What is the most challenging to you in teaching in this area? What teaching strategy do you use when you encounter the challenge? Are there any special challenges to teaching your discipline online?

Dennis Winters:

The most challenging part of my teaching is knowing for certain that I am taking the most satisfying approach in each and every student’s pattern of thinking and feeling.

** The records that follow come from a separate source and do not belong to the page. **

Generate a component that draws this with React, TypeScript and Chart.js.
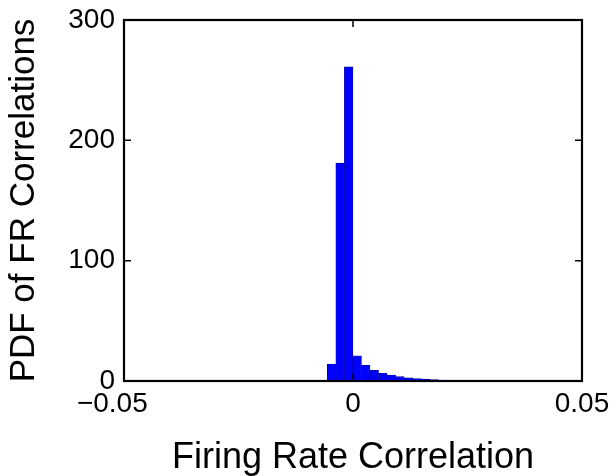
import { useEffect, useRef } from "react";
import { Chart, registerables } from "chart.js";

Chart.register(...registerables);

// Histogram bin centres (firing-rate correlation) and PDF heights
const binCenters = [
  -0.00468, -0.002815, -0.00095, 0.000915, 0.00278, 0.004645, 0.00651, 0.008375,
  0.01024, 0.012105, 0.01397, 0.015835, 0.0177, 0.019565, 0.02143, 0.023295,
  0.02516, 0.027025,
];
const pdfValues = [
  14, 181, 261, 21, 13, 8.8, 6.4, 5, 3.6, 2.7, 2.0, 1.5, 1.1, 0.8, 0.6, 0.4, 0.3, 0.2,
];

const xTickValues = [-0.05, 0, 0.05];
const xTickLabels = ["\u22120.05   ", "0", "0.05"];
const yTickValues = [0, 100, 200, 300];
const yTickLabels = ["0", "100", "200", "300"];

const xTitle = "Firing Rate Correlation";
const yTitle = "PDF of FR Correlations";

const FONT = "'Liberation Sans', Arial, Helvetica, sans-serif";

const framePlugin = {
  id: "matlabFrame",
  afterDatasetsDraw(chart: any) {
    const { ctx, chartArea, scales } = chart;
    const { left, right, top, bottom } = chartArea;
    const x = scales.x;
    const y = scales.y;
    ctx.save();
    ctx.strokeStyle = "#000";
    ctx.lineWidth = 1.5;
    const tl = 7;
    ctx.beginPath();
    xTickValues.forEach((v) => {
      const px = x.getPixelForValue(v);
      ctx.moveTo(px, bottom);
      ctx.lineTo(px, bottom - tl);
      ctx.moveTo(px, top);
      ctx.lineTo(px, top + tl);
    });
    yTickValues.forEach((v) => {
      const py = y.getPixelForValue(v);
      ctx.moveTo(left, py);
      ctx.lineTo(left + tl, py);
      ctx.moveTo(right, py);
      ctx.lineTo(right - tl, py);
    });
    ctx.stroke();
    ctx.lineWidth = 2.2;
    ctx.strokeRect(left, top, right - left, bottom - top);
    ctx.restore();
  },
};

export default function App() {
  const canvasRef = useRef<HTMLCanvasElement | null>(null);

  useEffect(() => {
    if (!canvasRef.current) return;
    const chart = new Chart(canvasRef.current, {
      type: "bar",
      data: {
        datasets: [
          {
            data: binCenters.map((c, i) => ({ x: c, y: pdfValues[i] })),
            backgroundColor: "#0000ff",
            borderColor: "#0000a8",
            borderWidth: 0.8,
            barPercentage: 1,
            categoryPercentage: 1,
          },
        ],
      },
      options: {
        animation: false,
        responsive: true,
        maintainAspectRatio: false,
        layout: { padding: { top: 20, right: 32, left: 0, bottom: 0 } },
        plugins: {
          legend: { display: false },
          tooltip: { enabled: false },
        },
        scales: {
          x: {
            type: "linear",
            min: -0.05,
            max: 0.05,
            offset: false,
            grid: { display: false, drawTicks: false },
            border: { display: false },
            afterFit: (s: any) => {
              s.height = 95;
              s.paddingLeft = 0;
              s.paddingRight = 0;
            },
            afterBuildTicks: (s: any) => {
              s.ticks = xTickValues.map((v) => ({ value: v }));
            },
            ticks: {
              padding: 6,
              color: "#000",
              maxRotation: 0,
              autoSkip: false,
              font: { family: FONT, size: 28, lineHeight: 1.2 },
              callback: (_v: any, i: number) => xTickLabels[i],
            },
            title: {
              display: true,
              text: xTitle,
              color: "#000",
              font: { family: FONT, size: 36, lineHeight: 1 },
              padding: { top: 0, bottom: 0 },
            },
          },
          y: {
            type: "linear",
            min: 0,
            max: 300,
            grid: { display: false, drawTicks: false },
            border: { display: false },
            afterFit: (s: any) => {
              s.width = 124;
              s.paddingTop = 0;
              s.paddingBottom = 0;
            },
            afterBuildTicks: (s: any) => {
              s.ticks = yTickValues.map((v) => ({ value: v }));
            },
            ticks: {
              padding: 9,
              color: "#000",
              autoSkip: false,
              font: { family: FONT, size: 28, lineHeight: 1.2 },
              callback: (_v: any, i: number) => yTickLabels[i],
            },
            title: {
              display: true,
              text: yTitle,
              color: "#000",
              font: { family: FONT, size: 35, lineHeight: 1 },
              padding: { top: 7, bottom: 0 },
            },
          },
        },
      },
      plugins: [framePlugin],
    });
    return () => chart.destroy();
  }, []);

  return (
    <div
      style={{
        position: "fixed",
        left: 0,
        top: 0,
        width: 614,
        height: 476,
        background: "#fff",
      }}
    >
      <canvas ref={canvasRef} />
    </div>
  );
}
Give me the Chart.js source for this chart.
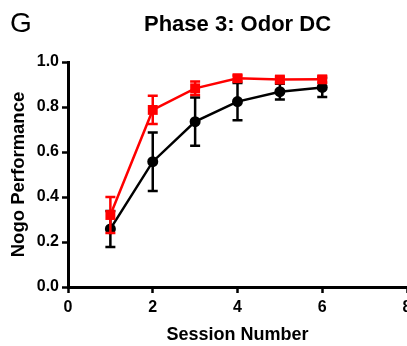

I do not see any special challenges. After the rigorous but wonderful training at UMUC, I recognized the very special demand that the teacher participate and respond quickly to the student’s question. I think the special opportunities afforded in the cyberspace one-on-one interpersonal relationship are readily available to teachers who want to take full advantage of this medium and are ready to recognize these advantages.   

Interviewer:

What suggestion would you give to students who are interested in majoring or working in your discipline?

Dennis Winters:

First, look at the want-ads. You will find very few that do not say ’must have excellent communication skills‘ or ’must work well with people.’  You must learn to communicate well and you must learn to work well with people. Sociology, Psychology, Anthropology and other social sciences have many insights into this challenge. In my class, I will give you every opportunity to get hold of much of this knowledge and the tricks I have learned as a practitioner. At the end of my class, you will see things you just didn’t see before. You will be more able to work with, manage and organize people than ever before. If this holds little value for you, take some other course. 

Interviewer:

In your opinion, what makes UMUC the college of choice for students?

Dennis Winters:

Initially, it is the convenience for people who must work all day and want a second chance at a higher education. I want to think, however, that the quality of practical knowledge learned and earned here is what keeps these wonderful people coming back.

Interviewer:

In your opinion, what makes UMUC the employer of choice for future faculty members?

Dennis Winters:

I know what keeps me here. I love on-line teaching and the demographically diverse character of our student body – a very special challenge that, when even partially met, delivers incomparable payback for hard working teachers for whom making a difference is a lifetime requirement. If you are not a better teacher after having been at UMUC awhile, I know you have not taken advantage of the high quality of training offered to UMUC faculty. I do miss the interaction typical of a campus-based experience but these facilities and on-line meetings do much to fill this gap.

Interviewer:

What suggestion would you give to new faculty who are interested in teaching in your discipline at UMUC?

Dennis Winters:

Teaching at UMUC cannot be a side-bar to the rest of your life. To get the most out of this experience, you must give it all you have, as much of you as there is to give to these students. Do not commit yourself  to the idea that on-line teaching is somehow easier – it is not – and do not think, for a minute, that it is impersonal. Finally, before you downgrade on-line teaching, honestly look at the disadvantages inherent in the traditional face to face classroom. Our students come to us already deeply involved in their careers and wanting to succeed. There is the special energy they bring to us from the computer propped up on their kitchen table after they have worked all day. They are parents and they have careers and the problems that come with wanting to better oneself. You can and will make a difference if you approach this challenge differently.